GRAPHIC: Poster featuring a Godzilla aesthetic for the 2018 Texas Clay Festival. Though most of their posters have been made by TCF, in 1993, the inaugural year, Max Bulter created the image. Graphic courtesy of Texas Clay Festival.
Poster featuring a Godzilla aesthetic for the 2018 Texas Clay Festival. Though most of their posters have been made by TCF, in 1993, the inaugural year, Max Bulter created the image. Graphic courtesy of Texas Clay Festival.

For the 26th year in a row, Gruene, a historical district of New Braunfels, hosted the Texas Clay Festival on Oct. 27-28. This juried show featured the work of over 80 artists from across Texas and four tents holding demos for guest throughout the weekend.

The events serve both guests and artists alike. Guest are able to meet and buy work from their favorite artist and artists are able to better establish themselves. Sponsors and ceramics non-profits are able to promote future shops and workshops to both the artist in the show and the guests of the festival.

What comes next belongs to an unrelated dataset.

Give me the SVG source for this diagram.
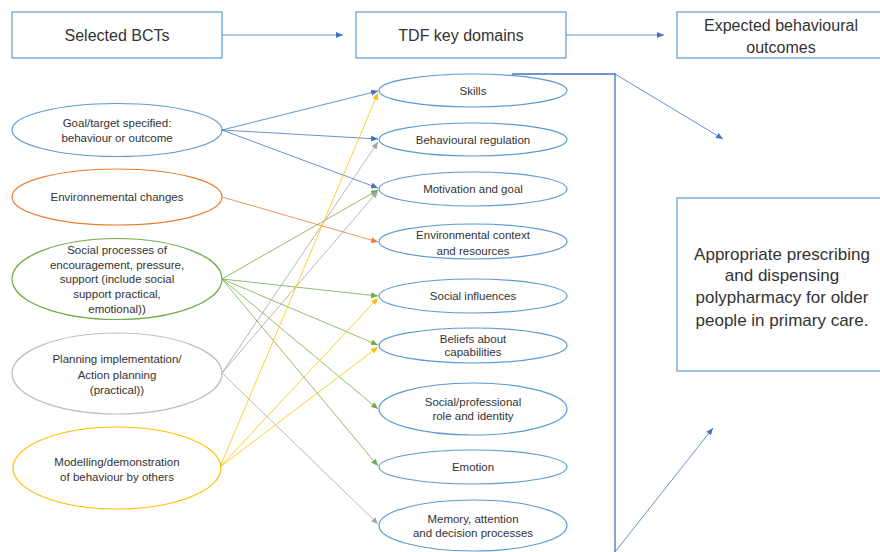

Though the festival is held on the grounds of The Barn Pottery, many visitors took this chance to explore Gruene’s historical sites such as the Gruene’s Dance Hall. This hall boasts itself to be one of the oldest dance halls in the state.

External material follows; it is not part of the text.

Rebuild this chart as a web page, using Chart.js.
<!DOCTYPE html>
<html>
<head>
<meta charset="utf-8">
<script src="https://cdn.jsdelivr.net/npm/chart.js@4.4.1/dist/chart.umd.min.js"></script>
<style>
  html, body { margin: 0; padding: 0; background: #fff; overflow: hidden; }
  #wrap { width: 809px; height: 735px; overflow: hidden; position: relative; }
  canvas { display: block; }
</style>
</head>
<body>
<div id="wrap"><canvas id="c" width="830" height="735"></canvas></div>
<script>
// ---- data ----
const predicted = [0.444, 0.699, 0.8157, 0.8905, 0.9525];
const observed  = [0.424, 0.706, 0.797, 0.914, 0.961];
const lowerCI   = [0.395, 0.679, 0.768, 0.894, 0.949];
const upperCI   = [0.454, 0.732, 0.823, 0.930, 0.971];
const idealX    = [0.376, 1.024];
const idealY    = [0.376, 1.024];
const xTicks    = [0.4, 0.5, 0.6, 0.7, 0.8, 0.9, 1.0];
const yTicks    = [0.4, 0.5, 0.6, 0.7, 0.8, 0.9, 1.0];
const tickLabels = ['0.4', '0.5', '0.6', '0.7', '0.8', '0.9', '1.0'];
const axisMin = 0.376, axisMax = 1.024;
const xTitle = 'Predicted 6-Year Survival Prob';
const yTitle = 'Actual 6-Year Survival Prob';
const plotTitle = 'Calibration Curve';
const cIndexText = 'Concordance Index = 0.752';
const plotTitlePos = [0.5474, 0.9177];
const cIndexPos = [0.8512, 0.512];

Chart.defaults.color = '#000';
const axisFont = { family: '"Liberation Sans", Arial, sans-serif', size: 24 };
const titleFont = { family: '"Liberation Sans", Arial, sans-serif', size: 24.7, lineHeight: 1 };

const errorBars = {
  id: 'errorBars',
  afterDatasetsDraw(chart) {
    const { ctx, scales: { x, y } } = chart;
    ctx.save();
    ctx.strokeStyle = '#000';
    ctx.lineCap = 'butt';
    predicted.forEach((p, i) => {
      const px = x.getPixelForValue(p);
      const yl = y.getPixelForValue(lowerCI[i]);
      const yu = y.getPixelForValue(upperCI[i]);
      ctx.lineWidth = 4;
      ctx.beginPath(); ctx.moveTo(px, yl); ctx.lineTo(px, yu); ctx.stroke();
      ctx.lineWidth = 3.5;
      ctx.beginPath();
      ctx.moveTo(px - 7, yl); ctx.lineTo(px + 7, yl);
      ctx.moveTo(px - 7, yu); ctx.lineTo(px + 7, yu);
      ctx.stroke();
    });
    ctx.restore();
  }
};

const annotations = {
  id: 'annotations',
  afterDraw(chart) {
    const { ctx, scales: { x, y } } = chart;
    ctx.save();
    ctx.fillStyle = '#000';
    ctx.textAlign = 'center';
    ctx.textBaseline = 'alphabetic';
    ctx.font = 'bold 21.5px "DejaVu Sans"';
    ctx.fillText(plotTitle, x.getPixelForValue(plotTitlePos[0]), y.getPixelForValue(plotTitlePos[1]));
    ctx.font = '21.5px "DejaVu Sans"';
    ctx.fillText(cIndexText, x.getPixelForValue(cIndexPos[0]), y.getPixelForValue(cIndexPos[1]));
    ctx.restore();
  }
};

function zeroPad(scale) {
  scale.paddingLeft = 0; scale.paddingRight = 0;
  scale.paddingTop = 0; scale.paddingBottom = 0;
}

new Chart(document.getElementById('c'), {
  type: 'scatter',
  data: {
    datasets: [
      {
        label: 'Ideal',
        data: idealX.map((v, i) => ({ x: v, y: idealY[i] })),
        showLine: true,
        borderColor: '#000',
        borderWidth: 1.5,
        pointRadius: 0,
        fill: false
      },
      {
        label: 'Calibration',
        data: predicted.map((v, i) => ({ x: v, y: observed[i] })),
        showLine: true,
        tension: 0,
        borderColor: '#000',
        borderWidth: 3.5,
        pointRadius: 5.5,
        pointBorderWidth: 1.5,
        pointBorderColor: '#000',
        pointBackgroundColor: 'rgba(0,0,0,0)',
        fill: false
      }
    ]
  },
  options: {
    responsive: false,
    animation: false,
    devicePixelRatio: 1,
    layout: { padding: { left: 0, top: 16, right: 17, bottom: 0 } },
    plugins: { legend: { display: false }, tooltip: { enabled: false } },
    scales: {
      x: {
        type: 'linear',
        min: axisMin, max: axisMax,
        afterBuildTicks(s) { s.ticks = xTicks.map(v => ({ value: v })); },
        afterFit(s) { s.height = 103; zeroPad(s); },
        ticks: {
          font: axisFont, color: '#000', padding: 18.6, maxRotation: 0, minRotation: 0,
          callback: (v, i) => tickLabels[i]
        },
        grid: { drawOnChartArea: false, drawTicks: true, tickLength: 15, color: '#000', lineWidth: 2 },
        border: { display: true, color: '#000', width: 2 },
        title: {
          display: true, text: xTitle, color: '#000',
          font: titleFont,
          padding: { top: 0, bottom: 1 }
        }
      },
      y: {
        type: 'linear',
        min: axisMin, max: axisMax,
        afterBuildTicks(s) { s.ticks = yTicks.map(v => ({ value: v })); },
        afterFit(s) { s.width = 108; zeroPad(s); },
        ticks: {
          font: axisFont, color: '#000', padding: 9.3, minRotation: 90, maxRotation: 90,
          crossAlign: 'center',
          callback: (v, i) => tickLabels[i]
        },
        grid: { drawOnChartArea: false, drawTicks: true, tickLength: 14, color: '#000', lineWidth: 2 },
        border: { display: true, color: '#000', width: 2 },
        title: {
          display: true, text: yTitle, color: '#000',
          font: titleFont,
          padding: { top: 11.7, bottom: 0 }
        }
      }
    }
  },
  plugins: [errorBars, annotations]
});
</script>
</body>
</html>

Gruene was founded in the mid-1800s by German immigrants. Until the devastation of the boll weevils in the 1920s and then the Great Depression soon after, it was a booming town mostly in the business of cotton farming. In the last few decades of the 1900s, Greene was annexed by New Braunfels and the entire district was added to the National Register of Historic Places.

While attending the Texas Clay Festival, the UHCL Art Association ate at The Gristmill, another building that was given a second life in the late 1970s. The former cotton mill was given a National Register of Historic Places marker in 1975 and within two years was repurposed into a multilevel restaurant overlooking the Guadalupe River.

The Texas Clay Festival’s inaugural year was hosted in Greune October 1993 and has been held there ever since.